Peter Conrad, writer for the Observer, concluded an interview with Mr.
Updike in late 2008 saying, “He has done more to enrich us than all of
Wall Street’s banks and brokers, and his books, unlike the papery profits
of the Stock exchange, will not lose their value.” Mr. Updike once
sounded the closing bell on Wall Street.

He still loved poetry best. John Updike’s writing about his illness was
honest, touching, and understanding. His last poem, published
posthumously, is entitled “Requiem:”
“It came to me the other day;
Were I to die, no one would say,
“Oh, what a shame!

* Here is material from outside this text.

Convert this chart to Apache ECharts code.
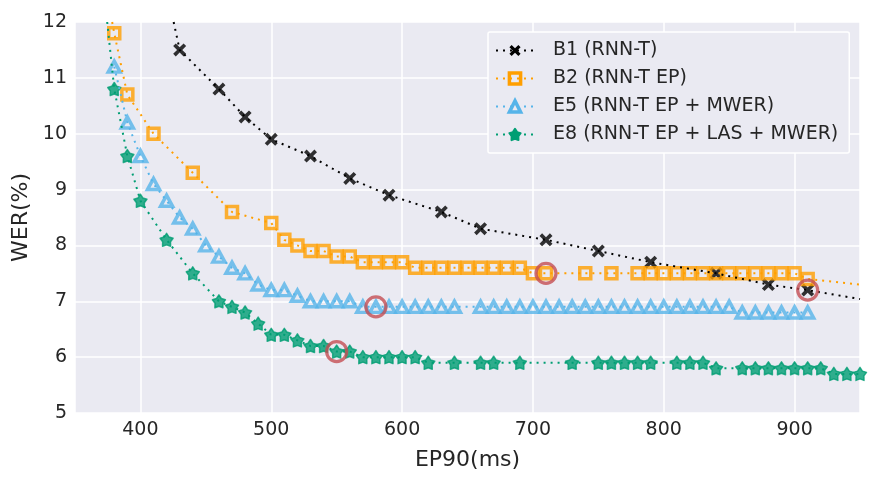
<!DOCTYPE html>
<html>
<head>
<meta charset="utf-8">
<script src="https://cdn.jsdelivr.net/npm/echarts@6/dist/echarts.min.js"></script>
<style>
html, body { margin: 0; padding: 0; background: #fff; }
#chart { width: 873px; height: 484px; }
</style>
</head>
<body>
<div id="chart"></div>
<script>
// measured points (EP90 ms, WER %)
var b1X = [430, 460, 480, 500, 530, 560, 590, 630, 660, 710, 750, 790, 840, 880, 910];
var b1Y = [11.5, 10.8, 10.3, 9.9, 9.6, 9.2, 8.9, 8.6, 8.3, 8.1, 7.9, 7.7, 7.5, 7.3, 7.2];

var b2X = [380, 390, 410, 440, 470,
    500, 510, 520, 530, 540, 550, 560, 570, 580, 590, 600,
    610, 620, 630, 640, 650, 660, 670, 680, 690,
    700, 710, 740, 760,
    780, 790, 800, 810, 820, 830, 840, 850, 860, 870, 880, 890, 900,
    910];
var b2Y = [11.8, 10.7, 10.0, 9.3, 8.6,
    8.4, 8.1, 8.0, 7.9, 7.9, 7.8, 7.8, 7.7, 7.7, 7.7, 7.7,
    7.6, 7.6, 7.6, 7.6, 7.6, 7.6, 7.6, 7.6, 7.6,
    7.5, 7.5, 7.5, 7.5,
    7.5, 7.5, 7.5, 7.5, 7.5, 7.5, 7.5, 7.5, 7.5, 7.5, 7.5, 7.5, 7.5,
    7.4];

var e5X = [380, 390, 400, 410, 420, 430, 440, 450, 460, 470, 480, 490, 500, 510, 520,
    530, 540, 550, 560,
    570, 580, 590, 600, 610, 620, 630, 640,
    660, 670, 680, 690, 700, 710, 720, 730, 740, 750, 760, 770, 780, 790, 800, 810, 820, 830, 840, 850,
    860, 870, 880, 890, 900, 910];
var e5Y = [11.2, 10.2, 9.6, 9.1, 8.8, 8.5, 8.3, 8.0, 7.8, 7.6, 7.5, 7.3, 7.2, 7.2, 7.1,
    7.0, 7.0, 7.0, 7.0,
    6.9, 6.9, 6.9, 6.9, 6.9, 6.9, 6.9, 6.9,
    6.9, 6.9, 6.9, 6.9, 6.9, 6.9, 6.9, 6.9, 6.9, 6.9, 6.9, 6.9, 6.9, 6.9, 6.9, 6.9, 6.9, 6.9, 6.9, 6.9,
    6.8, 6.8, 6.8, 6.8, 6.8, 6.8];

var e8X = [380, 390, 400, 420, 440, 460, 470, 480, 490, 500, 510, 520, 530, 540, 550, 560,
    570, 580, 590, 600, 610,
    620, 640, 660, 670, 690, 730, 750, 760, 770, 780, 790, 810, 820, 830,
    840, 860, 870, 880, 890, 900, 910, 920,
    930, 940, 950];
var e8Y = [10.8, 9.6, 8.8, 8.1, 7.5, 7.0, 6.9, 6.8, 6.6, 6.4, 6.4, 6.3, 6.2, 6.2, 6.1, 6.1,
    6.0, 6.0, 6.0, 6.0, 6.0,
    5.9, 5.9, 5.9, 5.9, 5.9, 5.9, 5.9, 5.9, 5.9, 5.9, 5.9, 5.9, 5.9, 5.9,
    5.8, 5.8, 5.8, 5.8, 5.8, 5.8, 5.8, 5.8,
    5.7, 5.7, 5.7];

// where the dotted lines leave the frame (points beyond the plotted range)
var b1Lead = [425.4, 12.0], b1Tail = [950, 7.04];
var b2Lead = [378.4, 12.0], b2Tail = [950, 7.3];
var e8Lead = [374.6, 12.0];

// highlighted operating points
var hlX = [550, 580, 710, 910];
var hlY = [6.1, 6.9, 7.5, 7.2];

var names = ['B1 (RNN-T)', 'B2 (RNN-T EP)', 'E5 (RNN-T EP + MWER)', 'E8 (RNN-T EP + LAS + MWER)'];
var colors = ['#000000', '#ff9f00', '#56b4e9', '#009e73'];

var crossPath = 'path://M0,2L2,0L5,3L8,0L10,2L7,5L10,8L8,10L5,7L2,10L0,8L3,5Z';
var starPath = 'path://M10,0L13.53,5.15L19.51,6.91L15.71,11.85L15.88,18.09L10,16L4.12,18.09L4.29,11.85L0.49,6.91L6.47,5.15Z';

function pairs(xs, ys) {
    var out = [];
    for (var i = 0; i < xs.length; i++) out.push([xs[i], ys[i]]);
    return out;
}

var markStyles = [
    { symbol: crossPath, size: 13, itemStyle: { color: colors[0] } },
    { symbol: 'rect', size: 11, itemStyle: { color: 'rgba(0,0,0,0)', borderColor: colors[1], borderWidth: 3.5, borderJoin: 'miter' } },
    { symbol: 'triangle', size: [12, 11], itemStyle: { color: 'rgba(0,0,0,0)', borderColor: colors[2], borderWidth: 3.5, borderJoin: 'miter' } },
    { symbol: starPath, size: 13, itemStyle: { color: colors[3], borderColor: colors[3], borderWidth: 1.5, borderJoin: 'round' } }
];

var points = [pairs(b1X, b1Y), pairs(b2X, b2Y), pairs(e5X, e5Y), pairs(e8X, e8Y)];
var lines = [
    [b1Lead].concat(points[0], [b1Tail]),
    [b2Lead].concat(points[1], [b2Tail]),
    points[2].slice(),
    [e8Lead].concat(points[3])
];

var series = [];
for (var k = 0; k < 4; k++) {
    series.push({
        name: names[k],
        type: 'line',
        data: lines[k],
        showSymbol: false,
        symbol: markStyles[k].symbol,
        lineStyle: { color: colors[k], width: 2, type: [2, 5] },
        itemStyle: markStyles[k].itemStyle,
        silent: true
    });
    series.push({
        name: names[k],
        type: 'scatter',
        data: points[k],
        symbol: markStyles[k].symbol,
        symbolSize: markStyles[k].size,
        itemStyle: markStyles[k].itemStyle,
        silent: true
    });
}
series.push({
    type: 'scatter',
    data: pairs(hlX, hlY),
    symbol: 'circle',
    symbolSize: 20,
    itemStyle: { color: 'rgba(0,0,0,0)', borderColor: '#c44e52', borderWidth: 3.2 },
    z: 5,
    silent: true
});

var font = 'DejaVu Sans';
var myChart = echarts.init(document.getElementById('chart'));
var option = {
    animation: false,
    backgroundColor: '#ffffff',
    grid: {
        left: 75, right: 13, top: 22, bottom: 71,
        show: true, backgroundColor: '#eaeaf2', borderWidth: 0
    },
    legend: {
        orient: 'vertical',
        left: 488,
        top: 32,
        padding: [9, 11, 9, 7],
        itemWidth: 38,
        itemHeight: 14,
        itemGap: 9,
        backgroundColor: '#eaeaf2',
        borderColor: '#ffffff',
        borderWidth: 1.5,
        borderRadius: 2,
        selectedMode: false,
        textStyle: { fontFamily: font, fontSize: 19, color: '#262626', padding: [0, 0, 0, 14] },
        data: [
            { name: names[0], itemStyle: { color: colors[0] } },
            { name: names[1], itemStyle: { color: 'rgba(0,0,0,0)', borderColor: colors[1], borderWidth: 3.5 } },
            { name: names[2], itemStyle: { color: 'rgba(0,0,0,0)', borderColor: colors[2], borderWidth: 3.5 } },
            { name: names[3], itemStyle: { color: colors[3] } }
        ]
    },
    xAxis: {
        type: 'value',
        min: 350,
        max: 950,
        name: 'EP90(ms)',
        nameLocation: 'middle',
        nameGap: 36,
        nameTextStyle: { fontFamily: font, fontSize: 22, color: '#262626' },
        axisLine: { show: false },
        axisTick: { show: false },
        axisLabel: { fontFamily: font, fontSize: 19, color: '#262626', margin: 8, showMinLabel: false, showMaxLabel: false },
        splitLine: { show: true, lineStyle: { color: '#ffffff', width: 1.5 } }
    },
    yAxis: {
        type: 'value',
        min: 5,
        max: 12,
        interval: 1,
        name: 'WER(%)',
        nameLocation: 'middle',
        nameGap: 42,
        nameTextStyle: { fontFamily: font, fontSize: 22, color: '#262626' },
        axisLine: { show: false },
        axisTick: { show: false },
        axisLabel: { fontFamily: font, fontSize: 19, color: '#262626', margin: 8 },
        splitLine: { show: true, lineStyle: { color: '#ffffff', width: 1.5 } }
    },
    series: series
};
myChart.setOption(option);
</script>
</body>
</html>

So young, so full
Of promise- depths unplumbable!
Instead, a shrug and tearless eyes
Will greet my overdue demise;
The wide response will be, I know,
“I thought he died a while ago.”
For life’s a shabby subterfuge,
And death is real, and dark, and huge.
The shock of it will register
Nowhere but where it will occur.

John Updike, age 63, responded to John Marshall, writer for the Seattle
Post Enquirer, when asked what he would like to see written on his
tombstone. “I’d like to be thought of as someone who tried to do justice
to my own talent and exploited it as fully as I could. And also as
someone who was bravely honest, who tried to write generously and in
a spirit of interest in his fellow man.”